In Felt Sensing, then, when you “listen” to the other person, I find that letting the person’s words “land” in my own body and then letting my own body get it’s own, less clear “sense of” what is being said, makes a bit of a different experience. I can then have the goal of getting a sense together with the person I’m listening to, and then almost let my body speak back, if it decides to, is more helpful. More helpful than what?
More helpful than being completely “detached” and supposedly “neutral”, to “mechanically repeat” (also exaggerating a little, of course) what the person says. I find that this is often the confusion of the new listener i Focusing courses, and in counselling as well, in my experience.
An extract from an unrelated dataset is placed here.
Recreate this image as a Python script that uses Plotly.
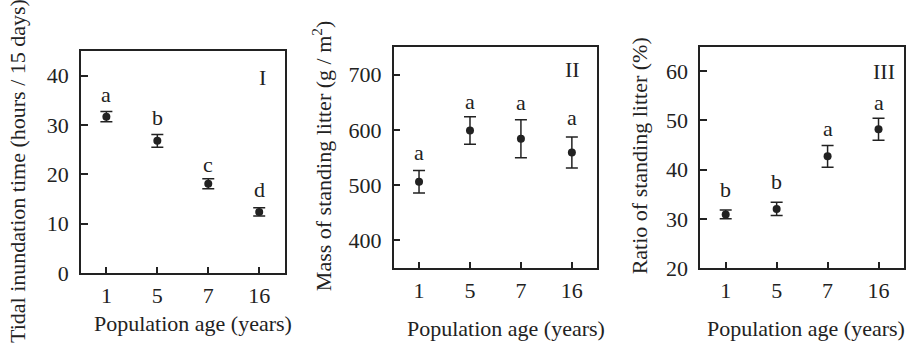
import plotly.graph_objects as go

W, H = 906, 353

ages = ["1", "5", "7", "16"]

tidal_mean = [31.7, 26.8, 18.1, 12.4]
tidal_err = [1.05, 1.3, 1.0, 0.85]
tidal_letters = ["a", "b", "c", "d"]
tidal_letter_y = [36.1, 31.5, 22.1, 16.9]

mass_mean = [506, 599, 584, 559]
mass_err = [20.5, 25, 34.5, 28]
mass_letters = ["a", "a", "a", "a"]
mass_letter_y = [559, 652, 649, 622]

ratio_mean = [30.9, 32.0, 42.7, 48.2]
ratio_err = [0.9, 1.35, 2.2, 2.25]
ratio_letters = ["b", "b", "a", "a"]
ratio_letter_y = [35.9, 37.6, 48.3, 53.6]

tidal_ticks = [0, 10, 20, 30, 40]
mass_ticks = [400, 500, 600, 700]
ratio_ticks = [20, 30, 40, 50, 60]

INK = "#222222"
FONT = "'Liberation Serif', 'Times New Roman', Times, serif"
FS = 22

def px_x(p):
    return p / W

def px_y(p):
    return 1 - p / H

fig = go.Figure()

panels = [
    (tidal_mean, tidal_err, tidal_letters, tidal_letter_y, "x", "y"),
    (mass_mean, mass_err, mass_letters, mass_letter_y, "x2", "y2"),
    (ratio_mean, ratio_err, ratio_letters, ratio_letter_y, "x3", "y3"),
]

annotations = []
for mean, err, letters, ly, xa, ya in panels:
    fig.add_trace(go.Scatter(
        x=ages, y=mean, mode="markers", xaxis=xa, yaxis=ya,
        marker=dict(size=8, color=INK),
        error_y=dict(type="data", array=err, visible=True, color=INK,
                     thickness=1.5, width=6),
        showlegend=False, hoverinfo="skip"))
    for i, (t, yv) in enumerate(zip(letters, ly)):
        annotations.append(dict(x=i, y=yv, xref=xa, yref=ya, text=t,
                                showarrow=False, xanchor="center", yanchor="middle",
                                font=dict(family=FONT, size=FS, color=INK)))

# Panel numerals
for txt, xr, yr, px, py in [("I", "x domain", "y domain", 0.892, 0.879),
                            ("II", "x2 domain", "y2 domain", 0.88, 0.897),
                            ("III", "x3 domain", "y3 domain", 0.903, 0.886)]:
    annotations.append(dict(x=px, y=py, xref=xr, yref=yr,
                            text=txt, showarrow=False, xanchor="center", yanchor="middle",
                            font=dict(family=FONT, size=FS, color=INK)))

# Axis titles
titles = [
    ("Tidal inundation time (hours / 15 days)", 18, 177.5, -90),
    ("Mass of standing litter (g / m<sup>2</sup>)", 322, 162.5, -90),
    ("Ratio of standing litter (%)", 640, 162, -90),
    ("Population age (years)", 193.3, 336, 0),
    ("Population age (years)", 506.7, 341, 0),
    ("Population age (years)", 807, 341, 0),
]
for txt, px, py, ang in titles:
    annotations.append(dict(x=px_x(px), y=px_y(py), xref="paper", yref="paper",
                            text=txt, showarrow=False, textangle=ang,
                            xanchor="center", yanchor="middle",
                            font=dict(family=FONT, size=FS, color=INK)))

def xaxis(dom, anchor):
    return dict(domain=dom, anchor=anchor, type="category", categoryarray=ages,
                categoryorder="array", range=[-0.5, 3.5], showline=True, mirror=True,
                linecolor=INK, linewidth=1.5, ticks="inside", ticklen=6, tickwidth=1.5,
                tickcolor=INK, showgrid=False, zeroline=False, ticklabelstandoff=2,
                tickfont=dict(family=FONT, size=FS, color=INK))

def yaxis(dom, anchor, rng, tv):
    return dict(domain=dom, anchor=anchor, range=rng, tickvals=tv, showline=True,
                mirror=True, linecolor=INK, linewidth=1.5, ticks="inside", ticklen=7,
                tickwidth=1.5, tickcolor=INK, showgrid=False, zeroline=False,
                ticklabelstandoff=6, tickfont=dict(family=FONT, size=FS, color=INK))

fig.update_layout(
    width=W, height=H, margin=dict(l=0, r=0, t=0, b=0),
    paper_bgcolor="white", plot_bgcolor="white",
    xaxis=xaxis([px_x(81), px_x(285)], "y"),
    yaxis=yaxis([px_y(283.5), px_y(53)], "x", [0, 45], tidal_ticks),
    xaxis2=xaxis([px_x(394), px_x(598)], "y2"),
    yaxis2=yaxis([px_y(278), px_y(49)], "x2", [350, 750], mass_ticks),
    xaxis3=xaxis([px_x(701), px_x(905)], "y3"),
    yaxis3=yaxis([px_y(278.3), px_y(48.3)], "x3", [20, 65], ratio_ticks),
    annotations=annotations,
    font=dict(family=FONT, size=FS, color=INK),
)

fig.write_html("out.html")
It can hence be said that I find it more helpful than having to use my “thinking level” as I listen to this person that themselves is on a “Felt Sensing level”.
Hence I’ve come to think that it would then make sense that I am also “sensing” rather than “thinking” 🙂 And therefore I decided to call this way of listening With-Sensing.
So, with those two expressions: Felt Sensing, and With-Sensing, I’m doing my best to help with increasing people’s Felt Sense Literacy, as The International Focusing Institute calls it., and I decided to call my training “Felt Sensing and With-Sensing”-training as well 🙂
I do hope this inspires your way of sensing and “thinking” about Focusing as well!